We have described a third implication in several previous columns. Although the AICPA leaders’ use of PAC money and political maneuvering over the last 15 years to gain influence may have made them feel sophisticated and powerful, it’s now clear (to us and many others) that their ambitions created our profession’s largest crisis in at least 70 years. Can there be any good reason for keeping the authors of this misbegotten strategy in office?
On the other hand, optimists like us believe that a crisis brings not only danger but also opportunity. We will close by focusing on the latter.
Never before has the general and investing public been as aware of the value of trustworthy auditors and accountants. Never before has there been greater demand for significant financial reporting reform and expansion. Never before has there been a more complete confluence of conditions conducive to true reform.
Specifically, the political demise of preparers and auditors has come precisely at the point in time when there is no SEC chair, no chief accountant and no PCAOB chair. We also see a re-energized FASB with a new, reform-minded chairman, Bob Herz. And, there is probably no more powerful and committed reformer than Sir David Tweedie, the chair of the relatively young but increasingly influential IASB.

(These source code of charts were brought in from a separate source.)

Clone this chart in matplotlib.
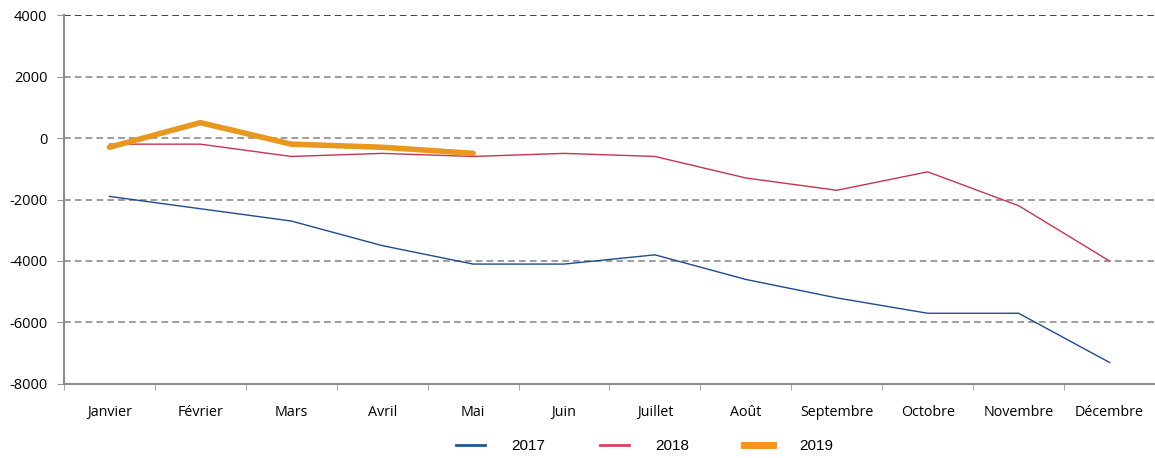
import matplotlib.pyplot as plt
from matplotlib.lines import Line2D

months = ['Janvier', 'Février', 'Mars', 'Avril', 'Mai', 'Juin', 'Juillet',
          'Août', 'Septembre', 'Octobre', 'Novembre', 'Décembre']
v2017 = [-1900, -2300, -2700, -3500, -4100, -4100, -3800, -4600, -5200, -5700, -5700, -7300]
v2018 = [-200, -200, -600, -500, -600, -500, -600, -1300, -1700, -1100, -2200, -4000]
v2019 = [-300, 500, -200, -300, -500]

plt.rcParams['font.family'] = ['Open Sans', 'DejaVu Sans']
plt.rcParams['axes.unicode_minus'] = False

fig = plt.figure(figsize=(11.55, 4.58), dpi=100)
ax = fig.add_axes([0.0554, 0.1616, 0.9446, 0.8056])

x = list(range(len(months)))
ax.plot(x, v2017, color='#1f4b8f', lw=1.0)
ax.plot(x, v2018, color='#c8344f', lw=1.0)
ax.plot(x[:len(v2019)], v2019, color='#e8981e', lw=4, solid_capstyle='round')

ax.set_xlim(-0.5, 11.5)
ax.set_ylim(-8000, 4000)
ax.set_yticks(range(-8000, 4001, 2000))
ax.set_xticks(x)
ax.set_xticklabels(months, fontsize=10.3)
ax.set_xticks([i - 0.5 for i in range(13)], minor=True)
ax.tick_params(axis='x', which='major', length=0, pad=15)
ax.tick_params(axis='x', which='minor', length=4, color='#999999')
ax.tick_params(axis='y', length=5, color='#999999', labelsize=10.5, pad=7)

for yv in range(-6000, 4001, 2000):
    col = '#222222' if yv == 4000 else '#8c8c8c'
    ax.axhline(yv, color=col, lw=1.2, ls=(0, (4, 2.5)), zorder=0)

for s in ['top', 'right']:
    ax.spines[s].set_visible(False)
ax.spines['left'].set_color('#8c8c8c')
ax.spines['left'].set_linewidth(1.5)
ax.spines['bottom'].set_color('#8c8c8c')
ax.spines['bottom'].set_linewidth(1.5)
ax.spines['bottom'].set_linestyle((0, (4, 1)))

handles = [Line2D([], [], color='#1f5a9e', lw=2),
           Line2D([], [], color='#d9425d', lw=2),
           Line2D([], [], color='#f7941d', lw=5)]
fig.legend(handles, ['2017', '2018', '2019'], loc='center', bbox_to_anchor=(0.558, 0.026),
           ncol=3, frameon=False, handlelength=1.9, handletextpad=1.7, columnspacing=3.6,
           prop={'family': 'Liberation Sans', 'size': 11})

fig.savefig('out.png', dpi=100)
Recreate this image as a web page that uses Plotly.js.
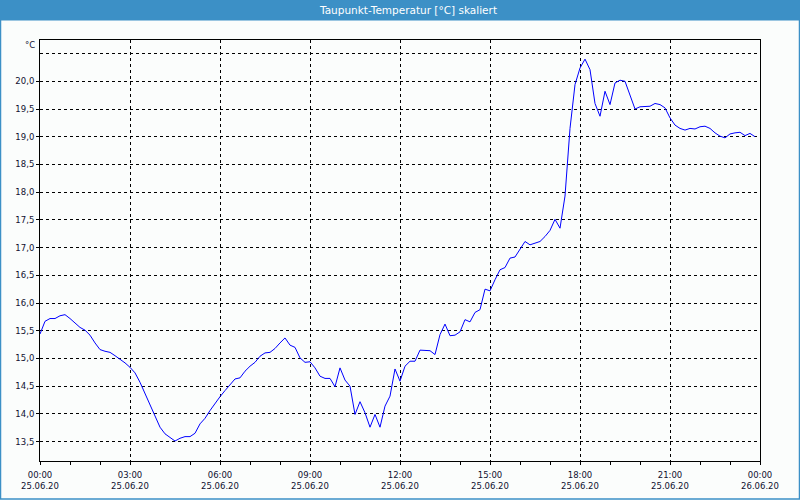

In response, we call on our fellow professionals, regardless of position, to adopt a new "spirit of accounting" that truly aims to advance the public interest in more complete and more useful financial reporting. It is time to abandon the thoroughly discredited, self-serving, inward-looking attitudes and practices that have produced one disaster after another. The old era must be closed.
A new dawn is coming. With the right vision, a strong commitment, and the bold courage to take hold of the future, the profession can achieve an incredibly higher level of service, satisfaction and prosperity. On the other hand, if the wrong powers fill the vacuum, we’re in for a long dark night.
Which will happen? It actually depends on all of us. For sure, this is no time to abdicate power back into the hands of leaders who performed so poorly.